**DATA EXCERPT:**
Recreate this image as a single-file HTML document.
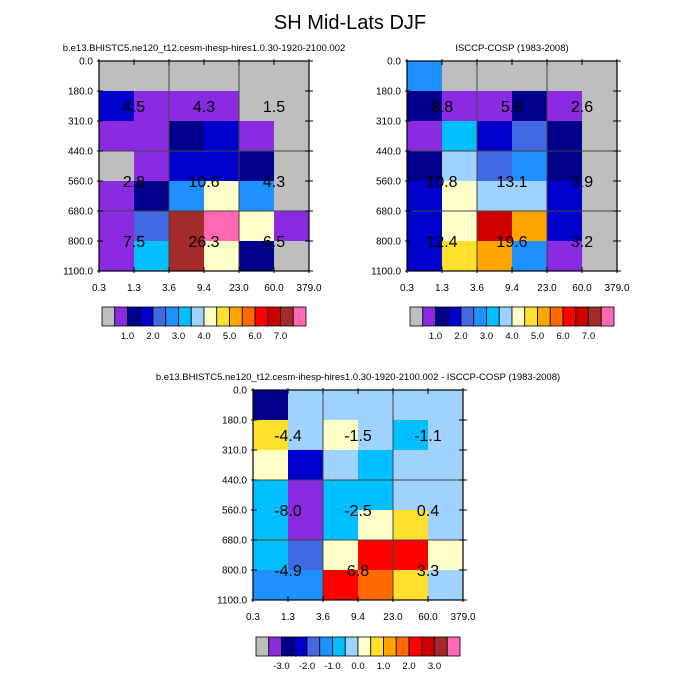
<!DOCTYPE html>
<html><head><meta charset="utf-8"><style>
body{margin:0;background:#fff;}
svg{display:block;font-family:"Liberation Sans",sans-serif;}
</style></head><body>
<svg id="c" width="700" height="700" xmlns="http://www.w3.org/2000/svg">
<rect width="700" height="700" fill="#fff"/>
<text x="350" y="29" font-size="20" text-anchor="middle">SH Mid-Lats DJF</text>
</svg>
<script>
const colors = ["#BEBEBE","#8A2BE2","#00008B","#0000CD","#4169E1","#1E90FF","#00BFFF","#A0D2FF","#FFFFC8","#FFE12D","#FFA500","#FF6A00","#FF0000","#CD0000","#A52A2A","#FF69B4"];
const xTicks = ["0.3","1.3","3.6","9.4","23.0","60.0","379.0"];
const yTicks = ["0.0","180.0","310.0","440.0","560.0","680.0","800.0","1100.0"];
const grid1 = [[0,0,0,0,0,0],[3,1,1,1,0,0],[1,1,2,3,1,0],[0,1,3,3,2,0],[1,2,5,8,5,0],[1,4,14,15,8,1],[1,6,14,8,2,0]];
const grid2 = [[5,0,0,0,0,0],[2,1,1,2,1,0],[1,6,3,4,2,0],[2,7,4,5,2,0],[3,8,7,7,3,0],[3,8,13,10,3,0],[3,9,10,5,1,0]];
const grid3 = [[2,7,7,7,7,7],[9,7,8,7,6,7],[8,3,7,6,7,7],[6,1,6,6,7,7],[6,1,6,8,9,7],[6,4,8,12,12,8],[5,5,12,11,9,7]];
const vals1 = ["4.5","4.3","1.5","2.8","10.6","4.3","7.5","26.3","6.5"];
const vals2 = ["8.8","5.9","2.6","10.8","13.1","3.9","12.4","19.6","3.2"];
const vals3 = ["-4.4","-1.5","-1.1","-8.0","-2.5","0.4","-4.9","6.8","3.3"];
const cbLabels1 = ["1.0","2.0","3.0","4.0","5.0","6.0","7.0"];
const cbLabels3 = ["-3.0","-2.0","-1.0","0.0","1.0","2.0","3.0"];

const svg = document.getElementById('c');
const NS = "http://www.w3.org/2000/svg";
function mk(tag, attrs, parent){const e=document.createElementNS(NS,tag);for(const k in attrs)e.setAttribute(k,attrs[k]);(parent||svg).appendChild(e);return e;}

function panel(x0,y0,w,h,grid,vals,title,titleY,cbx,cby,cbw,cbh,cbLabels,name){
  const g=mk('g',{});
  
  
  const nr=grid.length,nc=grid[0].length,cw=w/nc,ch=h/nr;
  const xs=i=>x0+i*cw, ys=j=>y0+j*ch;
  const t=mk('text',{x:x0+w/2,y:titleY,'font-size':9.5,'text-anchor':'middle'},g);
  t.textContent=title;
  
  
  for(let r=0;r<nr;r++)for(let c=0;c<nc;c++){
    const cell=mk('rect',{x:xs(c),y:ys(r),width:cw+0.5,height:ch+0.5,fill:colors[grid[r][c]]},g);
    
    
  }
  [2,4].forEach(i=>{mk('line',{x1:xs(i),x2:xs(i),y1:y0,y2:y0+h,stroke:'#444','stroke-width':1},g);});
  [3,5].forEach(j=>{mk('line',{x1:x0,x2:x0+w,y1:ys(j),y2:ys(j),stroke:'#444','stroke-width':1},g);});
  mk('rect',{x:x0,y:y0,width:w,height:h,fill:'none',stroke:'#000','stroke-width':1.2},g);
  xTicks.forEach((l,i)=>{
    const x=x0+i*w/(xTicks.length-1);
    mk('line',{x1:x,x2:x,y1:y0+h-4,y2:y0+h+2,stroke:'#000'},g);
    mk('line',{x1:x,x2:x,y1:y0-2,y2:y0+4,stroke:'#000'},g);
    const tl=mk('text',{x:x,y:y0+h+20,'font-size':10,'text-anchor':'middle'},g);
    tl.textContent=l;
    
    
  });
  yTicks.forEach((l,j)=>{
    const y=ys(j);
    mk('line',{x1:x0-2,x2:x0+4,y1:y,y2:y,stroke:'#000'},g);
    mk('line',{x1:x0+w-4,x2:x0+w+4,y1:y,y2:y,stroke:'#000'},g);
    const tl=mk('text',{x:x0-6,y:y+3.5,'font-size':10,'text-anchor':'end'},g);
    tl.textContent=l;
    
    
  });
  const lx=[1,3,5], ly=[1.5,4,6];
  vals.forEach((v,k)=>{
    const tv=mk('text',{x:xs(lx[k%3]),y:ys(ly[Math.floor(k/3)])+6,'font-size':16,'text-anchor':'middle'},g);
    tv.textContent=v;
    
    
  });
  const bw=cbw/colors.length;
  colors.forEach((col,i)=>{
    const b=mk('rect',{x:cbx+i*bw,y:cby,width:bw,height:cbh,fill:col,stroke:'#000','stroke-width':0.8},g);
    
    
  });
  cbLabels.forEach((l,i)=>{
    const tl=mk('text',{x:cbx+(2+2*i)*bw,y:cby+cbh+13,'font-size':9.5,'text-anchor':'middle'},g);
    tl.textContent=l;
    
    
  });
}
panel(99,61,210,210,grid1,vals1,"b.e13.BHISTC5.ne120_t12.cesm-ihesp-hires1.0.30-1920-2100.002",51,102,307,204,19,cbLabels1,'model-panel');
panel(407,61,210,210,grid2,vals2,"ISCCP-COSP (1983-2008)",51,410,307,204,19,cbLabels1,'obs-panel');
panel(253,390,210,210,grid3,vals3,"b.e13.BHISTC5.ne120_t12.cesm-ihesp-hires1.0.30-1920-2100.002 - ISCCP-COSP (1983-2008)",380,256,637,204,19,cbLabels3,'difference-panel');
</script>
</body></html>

**PROBLEM REQUIREMENTS:**
In your copy, leave out the pictures and reproduce the material above exactly.

**WRITTEN REPLY:**
Recreate this image as a single-file HTML document.
<!DOCTYPE html>
<html><head><meta charset="utf-8"><style>
body{margin:0;background:#fff;}
svg{display:block;font-family:"Liberation Sans",sans-serif;}
</style></head><body>
<svg id="c" width="700" height="700" xmlns="http://www.w3.org/2000/svg">
<rect width="700" height="700" fill="#fff"/>
<text x="350" y="29" font-size="20" text-anchor="middle">SH Mid-Lats DJF</text>
</svg>
<script>
const colors = ["#BEBEBE","#8A2BE2","#00008B","#0000CD","#4169E1","#1E90FF","#00BFFF","#A0D2FF","#FFFFC8","#FFE12D","#FFA500","#FF6A00","#FF0000","#CD0000","#A52A2A","#FF69B4"];
const xTicks = ["0.3","1.3","3.6","9.4","23.0","60.0","379.0"];
const yTicks = ["0.0","180.0","310.0","440.0","560.0","680.0","800.0","1100.0"];
const grid1 = [[0,0,0,0,0,0],[3,1,1,1,0,0],[1,1,2,3,1,0],[0,1,3,3,2,0],[1,2,5,8,5,0],[1,4,14,15,8,1],[1,6,14,8,2,0]];
const grid2 = [[5,0,0,0,0,0],[2,1,1,2,1,0],[1,6,3,4,2,0],[2,7,4,5,2,0],[3,8,7,7,3,0],[3,8,13,10,3,0],[3,9,10,5,1,0]];
const grid3 = [[2,7,7,7,7,7],[9,7,8,7,6,7],[8,3,7,6,7,7],[6,1,6,6,7,7],[6,1,6,8,9,7],[6,4,8,12,12,8],[5,5,12,11,9,7]];
const vals1 = ["4.5","4.3","1.5","2.8","10.6","4.3","7.5","26.3","6.5"];
const vals2 = ["8.8","5.9","2.6","10.8","13.1","3.9","12.4","19.6","3.2"];
const vals3 = ["-4.4","-1.5","-1.1","-8.0","-2.5","0.4","-4.9","6.8","3.3"];
const cbLabels1 = ["1.0","2.0","3.0","4.0","5.0","6.0","7.0"];
const cbLabels3 = ["-3.0","-2.0","-1.0","0.0","1.0","2.0","3.0"];

const svg = document.getElementById('c');
const NS = "http://www.w3.org/2000/svg";
function mk(tag, attrs, parent){const e=document.createElementNS(NS,tag);for(const k in attrs)e.setAttribute(k,attrs[k]);(parent||svg).appendChild(e);return e;}

function panel(x0,y0,w,h,grid,vals,title,titleY,cbx,cby,cbw,cbh,cbLabels,name){
  const g=mk('g',{});
  
  
  const nr=grid.length,nc=grid[0].length,cw=w/nc,ch=h/nr;
  const xs=i=>x0+i*cw, ys=j=>y0+j*ch;
  const t=mk('text',{x:x0+w/2,y:titleY,'font-size':9.5,'text-anchor':'middle'},g);
  t.textContent=title;
  
  
  for(let r=0;r<nr;r++)for(let c=0;c<nc;c++){
    const cell=mk('rect',{x:xs(c),y:ys(r),width:cw+0.5,height:ch+0.5,fill:colors[grid[r][c]]},g);
    
    
  }
  [2,4].forEach(i=>{mk('line',{x1:xs(i),x2:xs(i),y1:y0,y2:y0+h,stroke:'#444','stroke-width':1},g);});
  [3,5].forEach(j=>{mk('line',{x1:x0,x2:x0+w,y1:ys(j),y2:ys(j),stroke:'#444','stroke-width':1},g);});
  mk('rect',{x:x0,y:y0,width:w,height:h,fill:'none',stroke:'#000','stroke-width':1.2},g);
  xTicks.forEach((l,i)=>{
    const x=x0+i*w/(xTicks.length-1);
    mk('line',{x1:x,x2:x,y1:y0+h-4,y2:y0+h+2,stroke:'#000'},g);
    mk('line',{x1:x,x2:x,y1:y0-2,y2:y0+4,stroke:'#000'},g);
    const tl=mk('text',{x:x,y:y0+h+20,'font-size':10,'text-anchor':'middle'},g);
    tl.textContent=l;
    
    
  });
  yTicks.forEach((l,j)=>{
    const y=ys(j);
    mk('line',{x1:x0-2,x2:x0+4,y1:y,y2:y,stroke:'#000'},g);
    mk('line',{x1:x0+w-4,x2:x0+w+4,y1:y,y2:y,stroke:'#000'},g);
    const tl=mk('text',{x:x0-6,y:y+3.5,'font-size':10,'text-anchor':'end'},g);
    tl.textContent=l;
    
    
  });
  const lx=[1,3,5], ly=[1.5,4,6];
  vals.forEach((v,k)=>{
    const tv=mk('text',{x:xs(lx[k%3]),y:ys(ly[Math.floor(k/3)])+6,'font-size':16,'text-anchor':'middle'},g);
    tv.textContent=v;
    
    
  });
  const bw=cbw/colors.length;
  colors.forEach((col,i)=>{
    const b=mk('rect',{x:cbx+i*bw,y:cby,width:bw,height:cbh,fill:col,stroke:'#000','stroke-width':0.8},g);
    
    
  });
  cbLabels.forEach((l,i)=>{
    const tl=mk('text',{x:cbx+(2+2*i)*bw,y:cby+cbh+13,'font-size':9.5,'text-anchor':'middle'},g);
    tl.textContent=l;
    
    
  });
}
panel(99,61,210,210,grid1,vals1,"b.e13.BHISTC5.ne120_t12.cesm-ihesp-hires1.0.30-1920-2100.002",51,102,307,204,19,cbLabels1,'model-panel');
panel(407,61,210,210,grid2,vals2,"ISCCP-COSP (1983-2008)",51,410,307,204,19,cbLabels1,'obs-panel');
panel(253,390,210,210,grid3,vals3,"b.e13.BHISTC5.ne120_t12.cesm-ihesp-hires1.0.30-1920-2100.002 - ISCCP-COSP (1983-2008)",380,256,637,204,19,cbLabels3,'difference-panel');
</script>
</body></html>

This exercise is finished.